LAGUNA NIGUEL, CA – The new Tom Cruise thriller, Dead Reckoning Part One, will be in theaters in July 2023. The return of Ethan Hunt reminds us that one of the most important secrets of success for grant writers is to blow away the funder. After funders have read your application, they should be in awe of your charity. This is particularly true when you are writing grants for a new charity that lacks the built-in credibility of older charities.
This raises the question of what techniques can you rely on to help you come up with a creative, remarkable project that would impress even a hard-boiled villain like The Entity?
For us, the sign of truly great grant applications is the feeling that we have had an epiphany.
According to our online dictionary, an epiphany is a sudden, intuitive perception of or insight into the reality or essential meaning of something, usually initiated by some simple, homely, or commonplace occurrence or experience.

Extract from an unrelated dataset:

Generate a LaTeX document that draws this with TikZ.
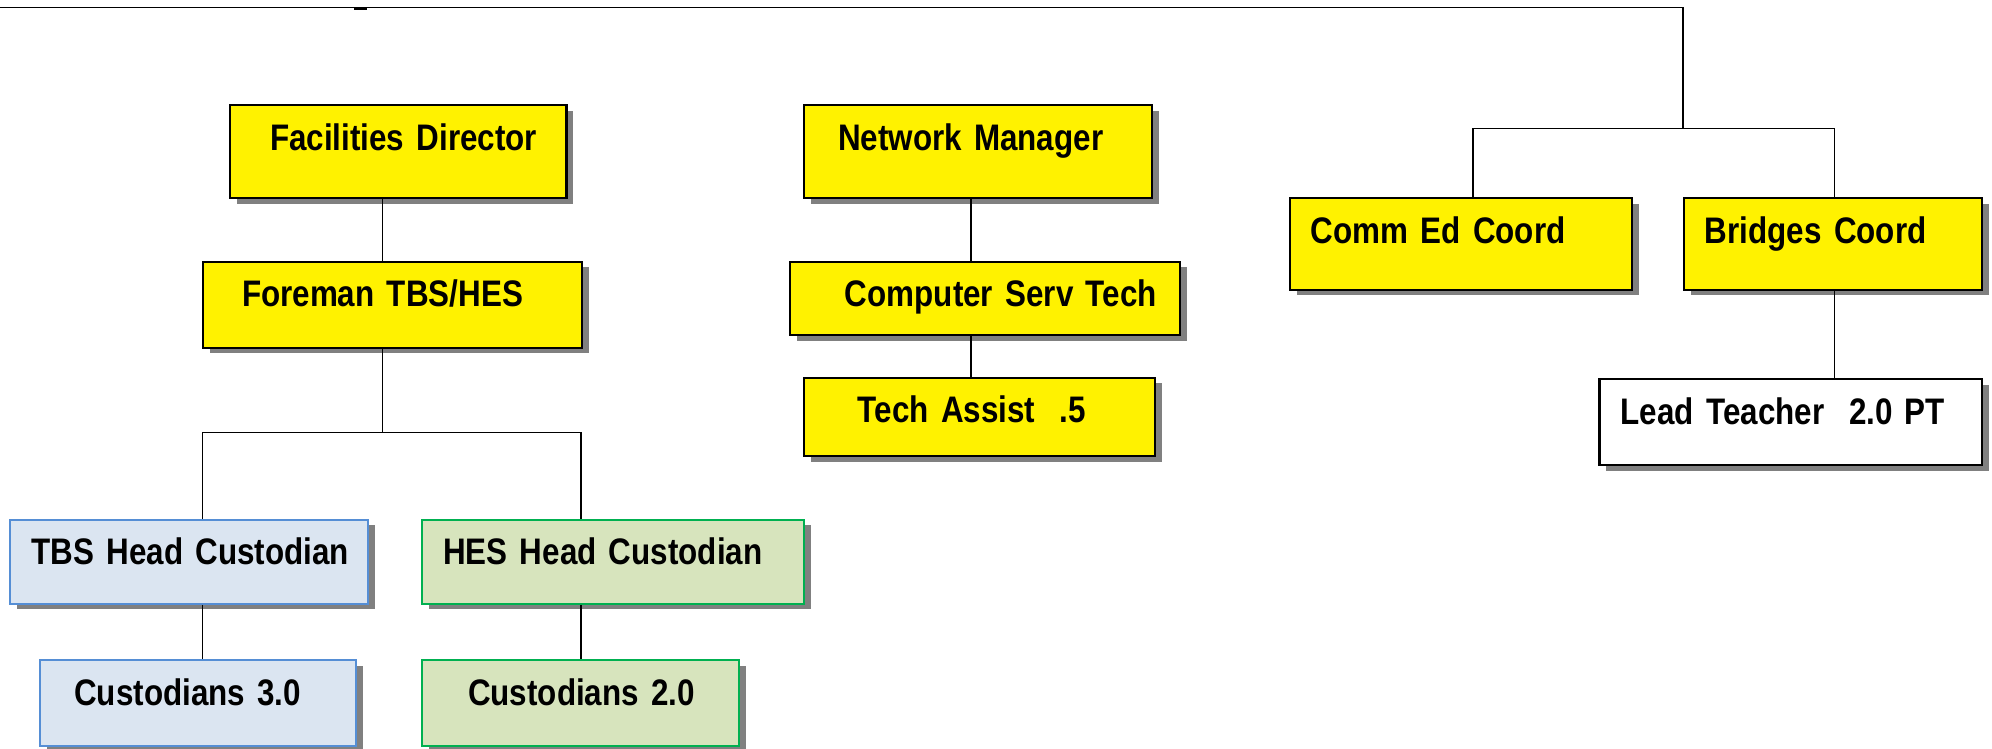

Amazingly, we find that an epiphany can occur at any stage of the grant writing project. It can happen immediately when you hear the idea and understand that no one else has seen something so simple or clever as this before. It may be halfway through the project when you realize that new research gives you powerful support for a fresh approach that no one else has anticipated. It may, in fact, occur at the last minute, when you grasp a missing piece that pulls everything else together. Practically speaking, the earlier epiphanies are the most useful.
For us, epiphanies often result from a collision between two entirely separate branches of knowledge. For example, my doctoral dissertation and first published work resulted from the collision of traditional political science theories regarding the origins of the United States welfare system and more up-to-date insight from the child development field which explained the development of the first child welfare programs as a consequence of the prior implementation of child labor laws. Remarkably, this was a cause that was never considered by political scientists in the past. I figured it out by reading outside the field of political science.
The same sort of fruitful epiphanies may occur if the grant project you are working on involves combining the insights that are traditional in the non-profit’s field of interest, with the insights developed by brand-new research in an unrelated field. By interviewing the client, you can often identify a unique and original approach that will win them positive attention by asking how new research is impacting their work.
Another way to generate an early epiphany is to look for ideas that apply new technology to solve existing problems. Accordingly, we are now seeing traditional grant writers who are drawing attention to themselves by advertising how they make use of software development systems like Scrum or Agile. Others are highlighting their use of artificial intelligence (AI). All of this is taking the right approach.
In many ways, showing how your non-profit is leveraging the latest technology is one of the quickest, fastest, and most effective ways to create a project that will “blow away the funder.” For example, you might impress the funder by explaining how the use of a new app is helping those with traumatic brain injury (TBI) navigate their college classes. You might invent a new way to counsel people through Zoom or figure out how to deliver groceries with a drone.
Either approach – combining two different fields, or adding in new technology – will provide the opportunity for an epiphany that will make your non-profit stand out and secure grant resources.